Advantages of Investing in Cryptocurrencies

1. High Return Potential

Cryptocurrencies are known for their high potential returns. Investors who got in early on projects like Bitcoin or Ethereum have made substantial gains. This high return makes cryptocurrencies an attractive investment opportunity for risk-seeking investors.

2. Independence from Traditional Financial Systems

Cryptocurrencies offer an alternative to the traditional financial system. They are not bound to the policies of a central bank, making them an attractive hedge against inflation and economic instability.

3. Innovation and Technological Development

Investing in cryptocurrencies also means investing in new technologies. Blockchain, the technology behind many cryptocurrencies, has the potential to revolutionize numerous industries, from financial services to supply chain management.

4. Liquidity

Cryptocurrency markets operate around the clock, which means high liquidity. Investors can buy and sell their assets at any time, which is a clear advantage compared to traditional markets that are tied to opening hours.

Disadvantages of Investing in Cryptocurrencies

1. High Volatility

Cryptocurrencies are known for their extreme volatility.

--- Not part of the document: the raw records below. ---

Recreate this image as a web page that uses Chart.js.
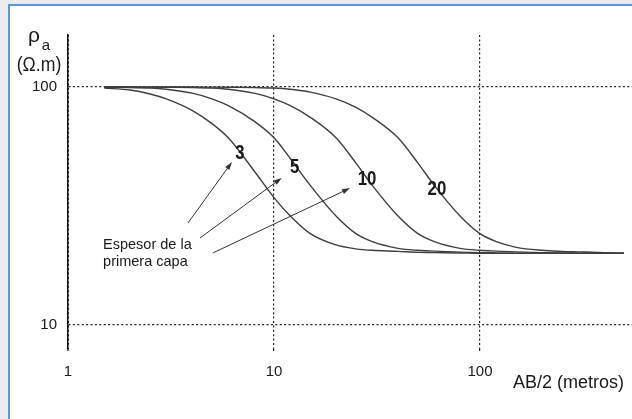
<!DOCTYPE html>
<html>
<head>
<meta charset="utf-8">
<script src="https://cdn.jsdelivr.net/npm/chart.js@4.4.1/dist/chart.umd.min.js"></script>
<style>
  html, body { margin: 0; padding: 0; background: #ececec; overflow: hidden; }
  canvas { display: block; }
</style>
</head>
<body>
<canvas id="chart" width="632" height="419"></canvas>
<script>
// Electrode half-spacing AB/2 (m) at which apparent resistivity is sampled
const abHalf = [1.5, 2, 2.5, 3, 4, 5, 6, 8, 10, 12, 15, 20, 25, 30, 40, 50, 60, 80, 100, 120, 150, 200, 250, 300, 400, 500];

// Apparent resistivity (ohm.m) for each first-layer thickness
const rhoH3  = [99.0, 97.1, 93.5, 89.2, 79.8, 70.2, 61.2, 44.5, 34.3, 28.7, 24.2, 21.7, 20.9, 20.6, 20.4, 20.2, 20.15, 20.07, 20.0, 20.0, 20.0, 20.0, 20.0, 20.0, 20.0, 20.0];
const rhoH5  = [99.8, 99.6, 99.0, 97.8, 94.2, 89.2, 83.5, 71.9, 61.2, 50.1, 38.6, 28.7, 24.2, 22.4, 21.0, 20.6, 20.45, 20.25, 20.15, 20.1, 20.05, 20.0, 20.0, 20.0, 20.0, 20.0];
const rhoH10 = [100, 100, 99.9, 99.8, 99.6, 99.0, 97.8, 94.2, 89.2, 83.5, 74.6, 61.2, 47.9, 38.6, 28.7, 24.2, 22.4, 21.0, 20.6, 20.45, 20.3, 20.15, 20.08, 20.05, 20.0, 20.0];
const rhoH20 = [100, 100, 100, 100, 100, 99.9, 99.8, 99.6, 99.0, 97.8, 95.2, 89.2, 82.2, 74.6, 61.2, 47.9, 38.6, 28.7, 24.2, 22.4, 21.2, 20.6, 20.4, 20.3, 20.15, 20.08];

const thicknessLabels = ['3', '5', '10', '20'];
const seriesValues = [rhoH3, rhoH5, rhoH10, rhoH20];

// Axis ticks
const xTickValues = [1, 10, 100];
const yTickValues = [10, 100];

// Curve labels placed in data space (AB/2, rho)
const curveLabelX = [6.84, 12.6, 28.3, 61.8];
const curveLabelY = [52.8, 46.1, 41.1, 37.3];

// Arrows from the note to the curve labels (tail -> head, data space)
const arrowTailX = [3.82, 4.37, 5.06];
const arrowTailY = [26.8, 23.2, 20.1];
const arrowHeadX = [6.25, 10.9, 23.4];
const arrowHeadY = [48.4, 41.5, 37.6];

const noteLines = ['Espesor de la', 'primera capa'];

const SANS = '"Liberation Sans", Arial, Helvetica, sans-serif';
const INK = '#1a1a1a';

// Page frame: grey surround with a blue edge on the top and left
const framePlugin = {
  id: 'frame',
  beforeDraw(chart) {
    const ctx = chart.ctx;
    const w = chart.width, h = chart.height;
    ctx.save();
    ctx.fillStyle = '#ececec';
    ctx.fillRect(0, 0, w, h);
    ctx.fillStyle = '#ffffff';
    ctx.fillRect(10, 6, w - 10, h - 6);
    ctx.strokeStyle = '#5f95d6';
    ctx.lineWidth = 2;
    ctx.beginPath();
    ctx.moveTo(9, h);
    ctx.lineTo(9, 5);
    ctx.lineTo(w, 5);
    ctx.stroke();
    ctx.restore();
  }
};

function drawArrow(ctx, x1, y1, x2, y2) {
  const ang = Math.atan2(y2 - y1, x2 - x1);
  const len = 8, half = 2.6;
  ctx.beginPath();
  ctx.moveTo(x1, y1);
  ctx.lineTo(x2 - Math.cos(ang) * len * 0.6, y2 - Math.sin(ang) * len * 0.6);
  ctx.stroke();
  ctx.beginPath();
  ctx.moveTo(x2, y2);
  ctx.lineTo(x2 - Math.cos(ang) * len + Math.sin(ang) * half, y2 - Math.sin(ang) * len - Math.cos(ang) * half);
  ctx.lineTo(x2 - Math.cos(ang) * len - Math.sin(ang) * half, y2 - Math.sin(ang) * len + Math.cos(ang) * half);
  ctx.closePath();
  ctx.fill();
}

// Condensed text: horizontally squeezed glyphs centred on (x, y)
function fillCondensed(ctx, text, x, y, squeeze) {
  ctx.save();
  ctx.translate(x, y);
  ctx.scale(squeeze, 1);
  ctx.fillText(text, 0, 0);
  ctx.restore();
}

// Axis titles, curve labels and the explanatory note with arrows
const notesPlugin = {
  id: 'notes',
  afterDatasetsDraw(chart) {
    const ctx = chart.ctx;
    const xs = chart.scales.x, ys = chart.scales.y;
    const area = chart.chartArea;
    ctx.save();

    // curve labels
    ctx.fillStyle = INK;
    ctx.font = 'bold 21px ' + SANS;
    ctx.textAlign = 'center';
    ctx.textBaseline = 'middle';
    thicknessLabels.forEach((t, i) => {
      fillCondensed(ctx, t, xs.getPixelForValue(curveLabelX[i]), ys.getPixelForValue(curveLabelY[i]), 0.8);
    });

    // arrows
    ctx.strokeStyle = '#333';
    ctx.fillStyle = '#333';
    ctx.lineWidth = 1;
    arrowTailX.forEach((_, i) => {
      drawArrow(ctx,
        xs.getPixelForValue(arrowTailX[i]), ys.getPixelForValue(arrowTailY[i]),
        xs.getPixelForValue(arrowHeadX[i]), ys.getPixelForValue(arrowHeadY[i]));
    });

    // note text
    ctx.fillStyle = INK;
    ctx.font = '14.5px ' + SANS;
    ctx.textAlign = 'left';
    ctx.textBaseline = 'middle';
    const noteX = xs.getPixelForValue(1.48);
    ctx.fillText(noteLines[0], noteX, ys.getPixelForValue(21.7));
    ctx.fillText(noteLines[1], noteX, ys.getPixelForValue(18.4));

    // y-axis title
    ctx.textAlign = 'center';
    ctx.font = '21px ' + SANS;
    ctx.fillText('\u03C1', area.left - 34, area.top + 1);
    ctx.font = '15px ' + SANS;
    ctx.fillText('a', area.left - 22, area.top + 11);
    ctx.font = '21px ' + SANS;
    fillCondensed(ctx, '(\u03A9.m)', area.left - 29, area.top + 30, 0.84);

    // x-axis title
    ctx.textAlign = 'left';
    ctx.font = '18px ' + SANS;
    ctx.fillText('AB/2 (metros)', xs.getPixelForValue(100) + 33, area.bottom + 34);

    ctx.restore();
  }
};

const datasets = seriesValues.map((vals, i) => ({
  label: thicknessLabels[i],
  data: abHalf.map((x, k) => ({ x: x, y: vals[k] })),
  borderColor: '#3f3f3f',
  borderWidth: 1.4,
  pointRadius: 0,
  fill: false,
  cubicInterpolationMode: 'monotone'
}));

const dotted = [2, 2.4];

new Chart(document.getElementById('chart'), {
  type: 'line',
  data: { datasets: datasets },
  plugins: [framePlugin, notesPlugin],
  options: {
    responsive: false,
    animation: false,
    layout: { padding: { top: 35, right: 0, bottom: 0, left: 0 } },
    plugins: { legend: { display: false }, tooltip: { enabled: false } },
    scales: {
      x: {
        type: 'logarithmic',
        min: 1,
        max: 547,
        afterBuildTicks: s => { s.ticks = xTickValues.map(v => ({ value: v })); },
        afterFit: s => { s.height = 70; },
        ticks: {
          autoSkip: false,
          maxRotation: 0,
          padding: 11,
          color: INK,
          font: { family: SANS, size: 15 },
          callback: v => String(v)
        },
        grid: {
          color: '#222',
          lineWidth: c => (c.tick && c.tick.value === 1 ? 2 : 1.2),
          drawTicks: true,
          tickLength: 3,
          tickColor: '#222',
          tickWidth: 1.2,
          tickBorderDash: dotted
        },
        border: { display: false, dash: dotted }
      },
      y: {
        type: 'logarithmic',
        min: 7.93,
        max: 165.4,
        afterBuildTicks: s => { s.ticks = yTickValues.map(v => ({ value: v })); },
        afterFit: s => { s.width = 68; },
        ticks: {
          padding: 11,
          color: INK,
          font: { family: SANS, size: 15 },
          callback: v => String(v)
        },
        grid: {
          color: '#222',
          lineWidth: 1.2,
          drawTicks: false
        },
        border: { display: true, color: '#111', width: 1.5, dash: dotted }
      }
    }
  }
});
</script>
</body>
</html>
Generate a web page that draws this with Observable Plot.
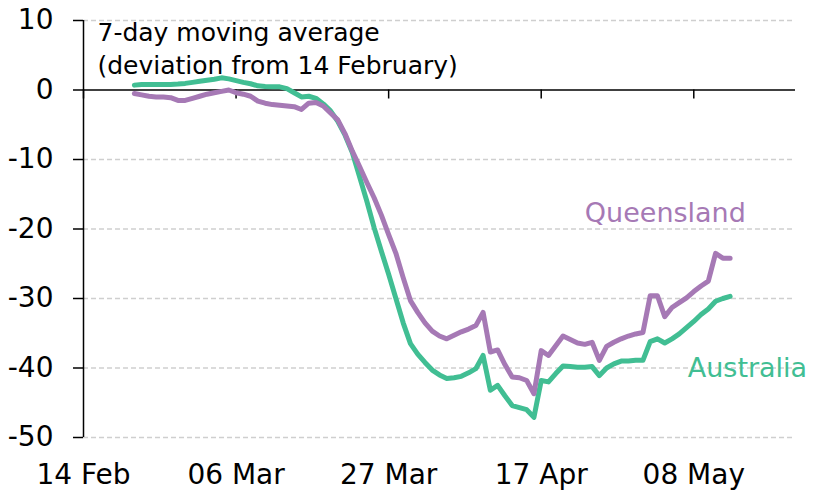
<!DOCTYPE html>
<html><head><meta charset="utf-8">
<script src="https://cdn.jsdelivr.net/npm/d3@7"></script>
<script src="https://cdn.jsdelivr.net/npm/@observablehq/plot@0.6"></script>
<style>body{margin:0;background:#fff} #chart{width:813px;height:491px}</style>
</head><body><div id="chart"></div>
<script>
// Daily 7-day moving averages, 21 Feb – 13 May 2020 (deviation from 14 February, %)
const startDate = "2020-02-21";
const endDate = "2020-05-14"; // exclusive
const australia = [
  0.7, 0.8, 0.8, 0.8, 0.8, 0.8, 0.85, 0.95, 1.1, 1.25, 1.4, 1.55, 1.75,
  1.6, 1.35, 1.1, 0.9, 0.6, 0.5, 0.45, 0.45, 0.2, -0.4, -1.0, -0.9, -1.2, -2.0, -3.0,
  -4.5, -6.5, -9.0, -12.5, -16.0, -19.8, -23.2, -26.5, -30.0, -33.5, -36.5, -38.0, -39.2, -40.3, -41.0, -41.5, -41.4, -41.2, -40.7, -40.1,
  -38.2, -43.2, -42.5, -44.0, -45.4, -45.7, -46.0, -47.1, -41.8, -42.0, -40.8, -39.7, -39.8, -39.9, -39.9, -39.8, -41.1,
  -40.0, -39.4, -39.0, -39.0, -38.9, -38.9, -36.2, -35.8, -36.4, -35.8, -35.1, -34.2, -33.3, -32.3, -31.5, -30.4, -30.0, -29.7
];
const queensland = [
  -0.5, -0.7, -0.9, -1.0, -1.0, -1.1, -1.5, -1.5, -1.2, -0.9, -0.6, -0.4, -0.2,
  0.0, -0.4, -0.6, -0.9, -1.6, -1.9, -2.1, -2.2, -2.3, -2.4, -2.8, -1.9, -1.8, -2.3, -3.3,
  -4.3, -6.3, -8.8, -11.0, -13.3, -15.5, -18.0, -20.8, -23.5, -27.0, -30.3, -32.0, -33.5, -34.7, -35.4, -35.8, -35.3, -34.8, -34.4, -33.9,
  -32.0, -37.7, -37.4, -39.5, -41.3, -41.4, -41.8, -43.7, -37.5, -38.2, -36.8, -35.4, -35.9, -36.4, -36.6, -36.3, -38.9,
  -36.9, -36.3, -35.8, -35.4, -35.1, -34.9, -29.6, -29.6, -32.6, -31.3, -30.6, -29.9, -29.0, -28.2, -27.5, -23.5, -24.2, -24.2
];
const seriesNames = ["Australia", "Queensland"];
const seriesColors = ["#41be93", "#a679b5"];
const yTicks = [-50, -40, -30, -20, -10, 0, 10];
const xTickDates = ["2020-02-14", "2020-03-06", "2020-03-27", "2020-04-17", "2020-05-08"];
const xDomain = ["2020-02-14", "2020-05-22"];
const titleText = "7-day moving average\n(deviation from 14 February)";
const seriesLabels = [
  {name: "Queensland", date: "2020-04-23T00:00:00Z", value: -17.8},
  {name: "Australia", date: "2020-05-07T04:00:00Z", value: -40.0}
];

const parse = d3.utcParse("%Y-%m-%d");
const dates = d3.utcDay.range(parse(startDate), parse(endDate));
const seriesValues = [australia, queensland];
const rows = seriesNames.flatMap((name, k) => dates.map((date, i) => ({name, date, value: seriesValues[k][i]})));
const labelRows = seriesLabels.map(d => ({...d, date: new Date(d.date)}));
const xTicks = xTickDates.map(parse);

const chart = Plot.plot({
  width: 813,
  height: 491,
  marginLeft: 83,
  marginRight: 18,
  marginTop: 20,
  marginBottom: 54,
  style: {fontFamily: "DejaVu Sans", fontSize: "28px", color: "#000", background: "#fff", overflow: "visible"},
  x: {type: "utc", domain: xDomain.map(parse)},
  y: {domain: [-50, 10]},
  color: {domain: seriesNames, range: seriesColors},
  marks: [
    Plot.gridY({ticks: yTicks.filter(d => d !== 0), stroke: "#cfcfcf", strokeOpacity: 1, strokeDasharray: "5,3", strokeWidth: 1.5}),
    Plot.ruleY([0], {stroke: "#000", strokeWidth: 1.5}),
    Plot.ruleX(xTicks, {x: d => d, y1: 0, y2: 0, insetBottom: -9, stroke: "#000", strokeWidth: 1.5}),
    Plot.ruleX([parse(xDomain[0])], {stroke: "#000", strokeWidth: 1.5}),
    Plot.axisY({ticks: yTicks, tickSize: 10, tickPadding: 20, tickFormat: d => String(d), label: null, fontSize: 28, strokeWidth: 1.5}),
    Plot.axisX({ticks: xTicks, tickFormat: d3.utcFormat("%d %b"), tickSize: 0, tickPadding: 27, label: null, fontSize: 28}),
    Plot.lineY(rows, {x: "date", y: "value", z: "name", stroke: "name", strokeWidth: 5, strokeLinejoin: "round"}),
    Plot.text(labelRows, {x: "date", y: "value", text: "name", fill: "name", textAnchor: "start", fontSize: 27}),
    Plot.text([titleText], {frameAnchor: "top-left", text: d => d, textAnchor: "start", lineAnchor: "top", dx: 14, dy: -3, fontSize: 25, lineHeight: 1.32, fill: "#000"})
  ]
});
document.getElementById("chart").append(chart);
</script>
</body></html>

The value of cryptocurrencies can rise or fall quickly and unpredictably, posing a high risk to investors.

2. Regulatory Uncertainty

The regulatory landscape for cryptocurrencies is still emerging and varies greatly from country to country. This uncertainty can lead to risks, especially when new laws and regulations are introduced.

3. Security Risks

While blockchain technology is considered very secure, there are risks associated with the storage and exchange of cryptocurrencies. Hacks and fraud are not uncommon in the crypto world, which requires additional precautions.

4. Lack of Understanding and Acceptance

Many people do not fully understand cryptocurrencies and the underlying technology. This lack of understanding can lead to misguided investments. Additionally, the acceptance of cryptocurrencies as a means of payment is still limited.